OneOcean Response Room Briefing – Edition #7

Date: 28th May 2020

The OneOcean team has been working on a weekly media analysis – the OneOcean Response Room briefing – that looks at the intersections between COVID-19 and environment content, the environment and ocean content, and ocean and COVID-19 content on both legacy and social media.

During the COVID-19 situation, it is important to understand the kind of conversations that are taking place, what is resonating with people and why, to ensure that our communication is as impactful as possible and – at the very least – does no harm in this sensitive time. 

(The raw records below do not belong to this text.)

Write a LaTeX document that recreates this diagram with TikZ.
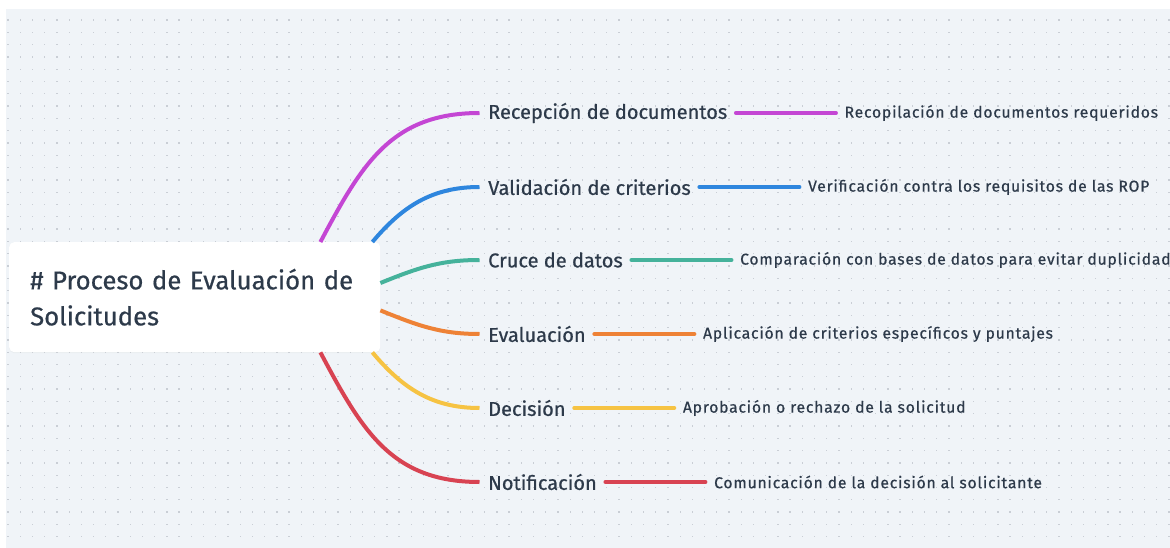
\documentclass[tikz,border=0pt]{standalone}
\usepackage{fontspec}
\setmainfont[FakeBold=0.6]{Fira Sans}
\newfontfamily\leaffont[LetterSpace=5, FakeBold=0.6]{Fira Sans}
\usepackage{tikz}
\usetikzlibrary{positioning,shadows}
\definecolor{canvas}{HTML}{F0F4F8}
\definecolor{dotgray}{HTML}{C9CED5}
\definecolor{ink}{HTML}{2D3A4A}
\definecolor{cpurple}{HTML}{C446D4}
\definecolor{cblue}{HTML}{2E86DE}
\definecolor{cteal}{HTML}{45B29B}
\definecolor{corange}{HTML}{EE8236}
\definecolor{cyellow}{HTML}{F6C343}
\definecolor{cred}{HTML}{D84352}
\tikzset
{
    rootnode/.style = {rectangle, rounded corners=5pt, fill=white, text=ink, align=left, anchor=north west, minimum width=371pt, minimum height=110pt, text width=329pt, inner xsep=21pt, font=\fontsize{25.7}{36}\selectfont, drop shadow={shadow xshift=0pt, shadow yshift=-1pt, opacity=0.06}},
    branchnode/.style = {text=ink, anchor=west, inner xsep=8.5pt, inner ysep=2pt, font=\fontsize{20}{24}\selectfont},
    leafnode/.style = {text=ink, inner xsep=8.5pt, inner ysep=2pt, font=\leaffont\fontsize{15.7}{19}\selectfont},
    branchline/.style = {line width=4pt, line cap=round}
}

\begin{document}
\begin{tikzpicture}[x=1pt, y=-1pt, node distance=100pt]
\useasboundingbox (0,0) rectangle (1170,548);
\clip (0,0) rectangle (1170,548);
\fill[canvas] (6,9) rectangle (1172,550);
\foreach \i in {0,...,95}
  \foreach \j in {0,...,43}
    \fill[dotgray] (7.4+12.22*\i,19.4+12.3*\j) rectangle ++(1.3,1.3);

\node[rootnode] (root) at (9,242) {\# Proceso de Evaluación de Solicitudes};

\node[branchnode] (recepcion) at (479.5,113) {Recepción de documentos};
\node[branchnode] (validacion) at (479.5,187) {Validación de criterios};
\node[branchnode] (cruce) at (479.5,260) {Cruce de datos};
\node[branchnode] (evaluacion) at (479.5,334) {Evaluación};
\node[branchnode] (decision) at (479.5,408) {Decisión};
\node[branchnode] (notificacion) at (479.5,482) {Notificación};

\node[leafnode, right=of recepcion] (recopilacion) {Recopilación de documentos requeridos};
\node[leafnode, right=of validacion] (verificacion) {Verificación contra los requisitos de las ROP};
\node[leafnode, right=of cruce] (comparacion) {Comparación con bases de datos para evitar duplicidades};
\node[leafnode, right=of evaluacion] (aplicacion) {Aplicación de criterios específicos y puntajes};
\node[leafnode, right=of decision] (aprobacion) {Aprobación o rechazo de la solicitud};
\node[leafnode, right=of notificacion] (comunicacion) {Comunicación de la decisión al solicitante};

% branches from the root
\draw[branchline, cpurple, line cap=butt] ([xshift=-60pt]root.north east) to[out=62, in=180, looseness=1.1] (recepcion.west);
\draw[branchline, cblue, line cap=butt] ([xshift=-8pt]root.north east) to[out=50, in=180] (validacion.west);
\draw[branchline, cteal, line cap=butt] ([yshift=-41pt]root.north east) to[out=22, in=180] (cruce.west);
\draw[branchline, corange, line cap=butt] ([yshift=42pt]root.south east) to[out=-22, in=180] (evaluacion.west);
\draw[branchline, cyellow, line cap=butt] ([xshift=-8pt]root.south east) to[out=-50, in=180] (decision.west);
\draw[branchline, cred, line cap=butt] ([xshift=-60pt]root.south east) to[out=-62, in=180, looseness=1.1] (notificacion.west);

% leaves
\draw[branchline, cpurple] (recepcion) -- (recopilacion);
\draw[branchline, cblue] (validacion) -- (verificacion);
\draw[branchline, cteal] (cruce) -- (comparacion);
\draw[branchline, corange] (evaluacion) -- (aplicacion);
\draw[branchline, cyellow] (decision) -- (aprobacion);
\draw[branchline, cred] (notificacion) -- (comunicacion);
\end{tikzpicture}
\end{document}
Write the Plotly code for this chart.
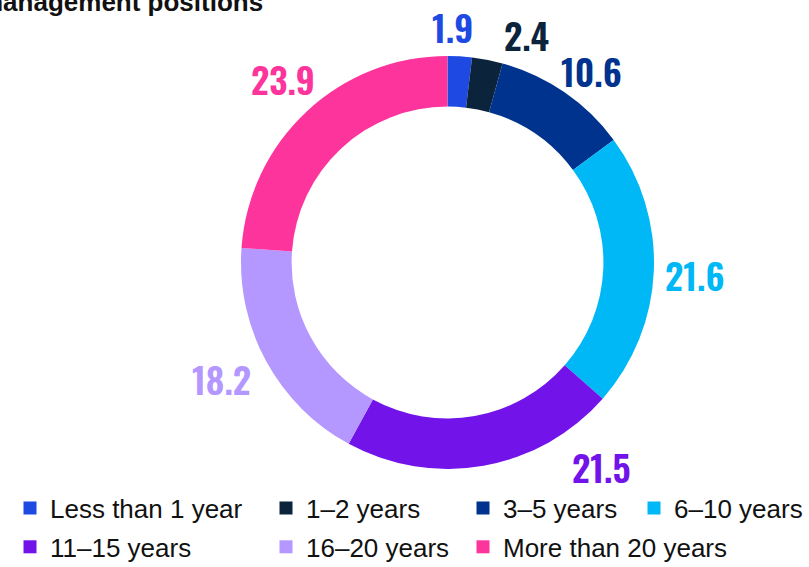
import numpy as np
import plotly.graph_objects as go

# share of respondents by years in management positions (%)
categories = [
    "Less than 1 year",
    "1–2 years",
    "3–5 years",
    "6–10 years",
    "11–15 years",
    "16–20 years",
    "More than 20 years",
]
shares = [1.9, 2.4, 10.6, 21.6, 21.5, 18.2, 23.9]
colors = ["#1E49E2", "#0C233C", "#00338D", "#00B8F5", "#7213EA", "#B497FF", "#FD349C"]

# which legend column each category sits in
legend_cols = ["legend", "legend2", "legend3", "legend4", "legend", "legend2", "legend3"]

W, H = 809, 567
cx, cy, R = 447.5, 262.5, 206.5

# small hand tweaks so the value labels sit where the original puts them
label_angle_shift = [-2.3, 8.0, 2.5, 0.6, -26.7, 1.2, 0.9]
label_extra_r = [0, 4, 0, 0, 18, 4, 6]

fig = go.Figure()

fig.add_trace(
    go.Pie(
        labels=categories,
        values=shares,
        sort=False,
        direction="clockwise",
        rotation=0,
        hole=0.755,
        marker=dict(colors=colors, line=dict(width=0)),
        textinfo="none",
        hoverinfo="label+value",
        showlegend=False,
        domain=dict(
            x=[(cx - R) / W, (cx + R) / W],
            y=[1 - (cy + R) / H, 1 - (cy - R) / H],
        ),
    )
)

# legend entries
for i, name in enumerate(categories):
    fig.add_trace(
        go.Scatter(
            x=[None],
            y=[None],
            mode="markers",
            name=name,
            legendgroup=name,
            legend=legend_cols[i],
            marker=dict(symbol="square", size=13, color=colors[i]),
        )
    )

# value labels around the ring
total = sum(shares)
cum = np.cumsum([0] + shares)
for i, v in enumerate(shares):
    mid = (cum[i] + v / 2) / total * 360 + label_angle_shift[i]
    a = np.radians(mid)
    dx, dy = np.sin(a), -np.cos(a)
    txt = f"{v:.1f}"
    w, h = 13.5 * len(txt), 29
    t = min(w / 2 / max(abs(dx), 1e-6), h / 2 / max(abs(dy), 1e-6))
    r = R + 14 + t + label_extra_r[i]
    px, py = cx + r * dx, cy + r * dy
    fig.add_annotation(
        xref="paper",
        yref="paper",
        x=px / W,
        y=1 - (py - 1.5) / H,
        xanchor="center",
        yanchor="middle",
        text=txt,
        showarrow=False,
        font=dict(family="Oswald, Barlow Condensed, sans-serif", size=36, weight=600, color=colors[i]),
    )

# chart title, cut off at the left edge like the source
fig.add_annotation(
    xref="paper",
    yref="paper",
    x=265 / W,
    y=1 - 2.5 / H,
    xanchor="right",
    yanchor="middle",
    text="<b>management positions</b>",
    showarrow=False,
    font=dict(family="Liberation Sans, Arial, sans-serif", size=26, color="#111111"),
)

legend_style = dict(
    orientation="v",
    xanchor="left",
    yanchor="top",
    y=1 - 484.6 / H,
    bgcolor="rgba(0,0,0,0)",
    borderwidth=0,
    traceorder="grouped",
    tracegroupgap=2,
    font=dict(family="Liberation Sans, Arial, sans-serif", size=26, color="#111111"),
)

fig.update_layout(
    width=W,
    height=H,
    margin=dict(l=0, r=0, t=0, b=0, autoexpand=False),
    paper_bgcolor="white",
    plot_bgcolor="white",
    xaxis=dict(visible=False),
    yaxis=dict(visible=False),
    legend=dict(legend_style, x=10 / W),
    legend2=dict(legend_style, x=266 / W),
    legend3=dict(legend_style, x=463 / W),
    legend4=dict(legend_style, x=634 / W),
)

fig.write_html(
    "out.html",
    config=dict(displayModeBar=False),
    post_script="document.body.style.margin='0';",
)
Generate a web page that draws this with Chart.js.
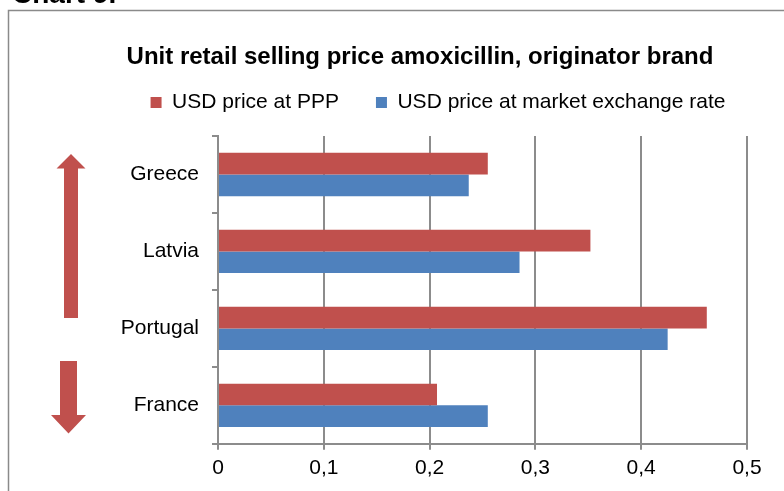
<!DOCTYPE html>
<html>
<head>
<meta charset="utf-8">
<script src="https://cdn.jsdelivr.net/npm/chart.js@4.4.1/dist/chart.umd.min.js"></script>
<style>
    html, body { margin: 0; padding: 0; background: #fff; }
    #wrap { width: 784px; height: 491px; position: relative; }
</style>
</head>
<body>
<div id="wrap"><canvas id="priceChart"></canvas></div>
<script>
const countries = ['Greece', 'Latvia', 'Portugal', 'France'];
const pppPrice = [0.255, 0.352, 0.462, 0.207];
const marketPrice = [0.237, 0.285, 0.425, 0.255];
const xTicks = [0, 0.1, 0.2, 0.3, 0.4, 0.5];

let redColor = '#C0504D';
let blueColor = '#4F81BD';
let gridColor = '#8C8C8C';
let fontFamily = '"Liberation Sans", Arial, sans-serif';

//plugins
const frameAndTitle = {
    id: 'frameAndTitle',
    beforeInit(chart) {
        // push the plot a bit further below the legend
        const fitLegend = chart.legend.fit;
        chart.legend.fit = function () {
            fitLegend.call(this);
            this.height += 13;
        };
    },
    afterLayout(chart) {
        // legend sits a little right of the title in the original
        chart.legend.left += 20;
        chart.legend.right += 20;
    },
    beforeDraw(chart) {
        const { ctx } = chart;
        ctx.save();
        ctx.fillStyle = '#fff';
        ctx.fillRect(0, 0, chart.width, chart.height);
        ctx.strokeStyle = '#8A8A8A';
        ctx.lineWidth = 1.5;
        ctx.strokeRect(8.5, 10.5, 800, 500);
        ctx.fillStyle = '#000';
        ctx.textBaseline = 'alphabetic';
        ctx.textAlign = 'left';
        ctx.font = 'bold 28px ' + fontFamily;
        ctx.fillText('Chart 9.', 12, 3);
        ctx.textAlign = 'center';
        ctx.textBaseline = 'middle';
        ctx.font = 'bold 24px ' + fontFamily;
        ctx.fillText('Unit retail selling price amoxicillin, originator brand', 420, 57);
        ctx.restore();
    },
    afterDraw(chart) {
        const { ctx } = chart;
        ctx.save();
        ctx.fillStyle = redColor;
        // up arrow
        ctx.beginPath();
        ctx.moveTo(71, 154);
        ctx.lineTo(85.5, 168.5);
        ctx.lineTo(78, 168.5);
        ctx.lineTo(78, 318);
        ctx.lineTo(64, 318);
        ctx.lineTo(64, 168.5);
        ctx.lineTo(56.5, 168.5);
        ctx.closePath();
        ctx.fill();
        // down arrow
        ctx.beginPath();
        ctx.moveTo(60, 361);
        ctx.lineTo(77, 361);
        ctx.lineTo(77, 415);
        ctx.lineTo(86, 415);
        ctx.lineTo(68.5, 433.5);
        ctx.lineTo(51, 415);
        ctx.lineTo(60, 415);
        ctx.closePath();
        ctx.fill();
        ctx.restore();
    }
};

const data = {
    labels: countries,
    datasets: [
        {
            label: 'USD price at PPP',
            data: pppPrice,
            backgroundColor: redColor,
            borderColor: redColor,
            categoryPercentage: 0.564,
            barPercentage: 1.0
        },
        {
            label: 'USD price at market exchange rate',
            data: marketPrice,
            backgroundColor: blueColor,
            borderColor: blueColor,
            categoryPercentage: 0.564,
            barPercentage: 1.0
        }
    ]
};

// config
const config = {
    type: 'bar',
    data: data,
    options: {
        indexAxis: 'y',
        animation: false,
        responsive: true,
        maintainAspectRatio: false,
        layout: {
            padding: { left: 89, right: 37, top: 55, bottom: 4 }
        },
        plugins: {
            title: { display: false },
            tooltip: { enabled: false },
            legend: {
                display: true,
                position: 'top',
                labels: {
                    boxWidth: 11,
                    boxHeight: 11,
                    padding: 37,
                    color: '#000',
                    font: { family: fontFamily, size: 21 }
                }
            }
        },
        scales: {
            x: {
                min: 0,
                max: 0.5,
                afterBuildTicks: (axis) => {
                    axis.ticks = xTicks.map(v => ({ value: v }));
                },
                grid: {
                    color: gridColor,
                    lineWidth: 2,
                    tickLength: 6,
                    drawTicks: true
                },
                border: { display: true, color: gridColor, width: 2 },
                ticks: {
                    padding: 6,
                    color: '#000',
                    font: { family: fontFamily, size: 21 },
                    callback: (v) => v === 0 ? '0' : Number(v).toFixed(1).replace('.', ',')
                }
            },
            y: {
                afterFit: (axis) => { axis.width = 129; },
                grid: {
                    offset: true,
                    drawOnChartArea: false,
                    color: gridColor,
                    lineWidth: 2,
                    tickLength: 6
                },
                border: { display: true, color: gridColor, width: 2 },
                ticks: {
                    padding: 13,
                    color: '#000',
                    font: { family: fontFamily, size: 21 }
                }
            }
        }
    },
    plugins: [frameAndTitle]
};

const priceChart = new Chart('priceChart', config);
</script>
</body>
</html>
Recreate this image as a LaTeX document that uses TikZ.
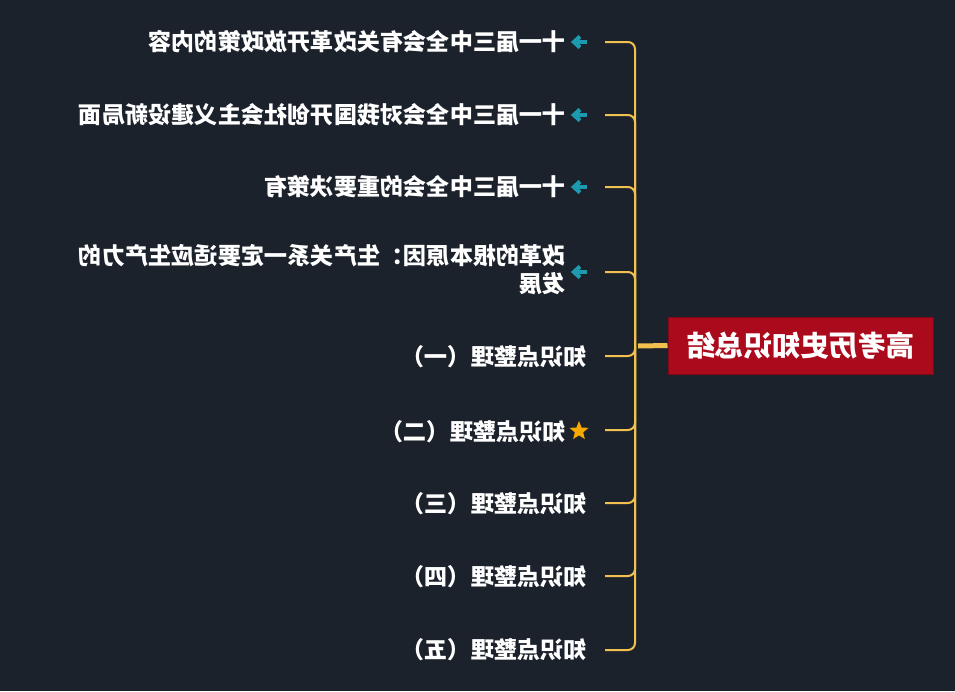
\documentclass[tikz,border=0pt]{standalone}
\usepackage{fontspec}
\usepackage{graphicx}
\setmainfont{Noto Sans CJK SC}
\usetikzlibrary{shapes.geometric,arrows.meta}
\definecolor{bg}{HTML}{1C222C}
\definecolor{gold}{HTML}{F2C04E}
\definecolor{rootred}{HTML}{AB0A1C}
\definecolor{tealc}{HTML}{1B9AB0}
\definecolor{staror}{HTML}{F5A800}
\begin{document}
\begin{tikzpicture}[x=1pt,y=-1pt,
  every node/.style={text=white,inner sep=0pt},
  item/.style={anchor=east,align=right,font=\bfseries\fontsize{23.2}{25}\selectfont},
  branch/.style={draw=gold,line width=2pt,rounded corners=7pt},
  arrowicon/.style={draw=tealc,line width=4.2pt,line join=miter},
  staricon/.style={star,star points=5,star point ratio=2.3,fill=staror,minimum size=20pt}]
\fill[bg] (0,0) rectangle (955,691);
\useasboundingbox (0,0) rectangle (955,691);
% root
\node[draw=rootred!75!black,fill=rootred,line width=1pt,minimum width=265pt,minimum height=57pt,
      font=\bfseries\fontsize{28.5}{30}\selectfont] (root) at (800.5,345.5) {\reflectbox{高考历史知识总结}};
\coordinate (hub) at (635,346);
% items
\node[item] (t1) at (566,42) {\reflectbox{十一届三中全会有关改革开放政策的内容}};
\node[item] (t2) at (566,115) {\reflectbox{十一届三中全会对我国开创社会主义建设新局面}};
\node[item] (t3) at (566,187) {\reflectbox{十一届三中全会的重要决策有}};
\node[item] (t4) at (566,272) {\reflectbox{\begin{tabular}{@{}l@{}}改革的根本原因：生产关系一定要适应生产力的\\发展\end{tabular}}};
\node[item] (t5) at (587,357) {\reflectbox{知识点整理（一）}};
\node[item] (t6) at (566,432) {\reflectbox{知识点整理（二）}};
\node[item] (t7) at (587,504) {\reflectbox{知识点整理（三）}};
\node[item] (t8) at (587,577) {\reflectbox{知识点整理（四）}};
\node[item] (t9) at (587,650) {\reflectbox{知识点整理（五）}};
% icons
\coordinate (a1) at (579,42);
\coordinate (a2) at (579,115);
\coordinate (a3) at (579,187);
\coordinate (a4) at (579,272);
\foreach \a in {a1,a2,a3,a4}{
  \draw[arrowicon] ([shift={(8pt,0pt)}]\a) -- ([shift={(-5pt,0pt)}]\a);
  \draw[arrowicon] ([shift={(1pt,-5.5pt)}]\a) -- ([shift={(-5pt,0pt)}]\a) -- ([shift={(1pt,5.5pt)}]\a);}
\node[staricon] (s6) at (579,431) {};
% branch ends
\coordinate (e1) at (605,42);
\coordinate (e2) at (605,115);
\coordinate (e3) at (605,187);
\coordinate (e4) at (605,272);
\coordinate (e5) at (605,356);
\coordinate (e6) at (605,430);
\coordinate (e7) at (605,503);
\coordinate (e8) at (605,576);
\coordinate (e9) at (605,650);
\foreach \e in {e1,e2,e3,e4,e5,e6,e7,e8,e9}{\draw[branch] (hub) |- (\e);}
\draw[gold,line width=5pt] (root.west) -- ([xshift=3pt]hub);
\end{tikzpicture}
\end{document}
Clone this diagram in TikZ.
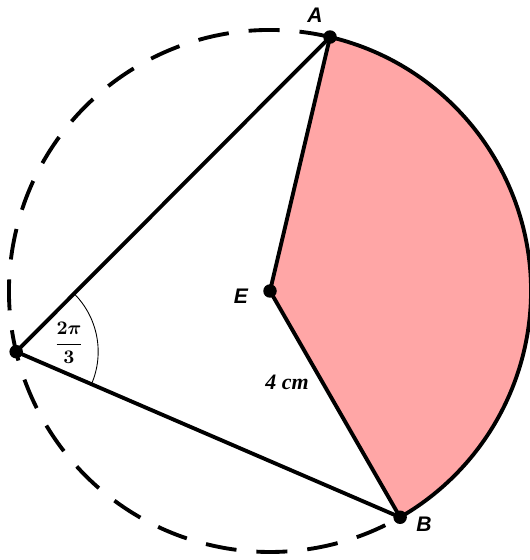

The briefing provides recommendations and example materials which reflect the findings from our analysis. Find to follow a summary of the top-line findings of this week’s briefing, covering 18-24 May, 2020.

The full OneOcean Response Room weekly briefing and supporting analysis is available to Flotilla members. If your organisation is interested in receiving this briefing, is not a member and interested in joining, please email travis@oceanprotect.org

Summary of findings

This week, coverage at the environment, COVID-19 and ocean intersections on legacy media was relatively high in volume, but broad and somewhat scattered in topic. There was a continuation of previous themes covered regularly in this briefing, for example economic recovery and environmental protection, and a re-emergence of strands that had previously appeared to have come to a close, such as the positive impact of lockdown on nature. Discussions on environmental protection within economic recovery were still present, however there was no notable evidence of the ‘people versus planet’ framing strengthening.

With an apparent absence of ‘new news’, think-piece formats were particularly popular this week. We also saw scientists and expert voices featured widely in discussions, across multiple strands of coverage. Climate change was a strong theme at the COVID-19 / environment intersection.

On social media, climate change carried across as a theme from legacy media coverage, with some focus on CO2 levels during lockdown. There appeared to be less content around ‘missing nature’ and natural environments this week, but with animal content still performing well.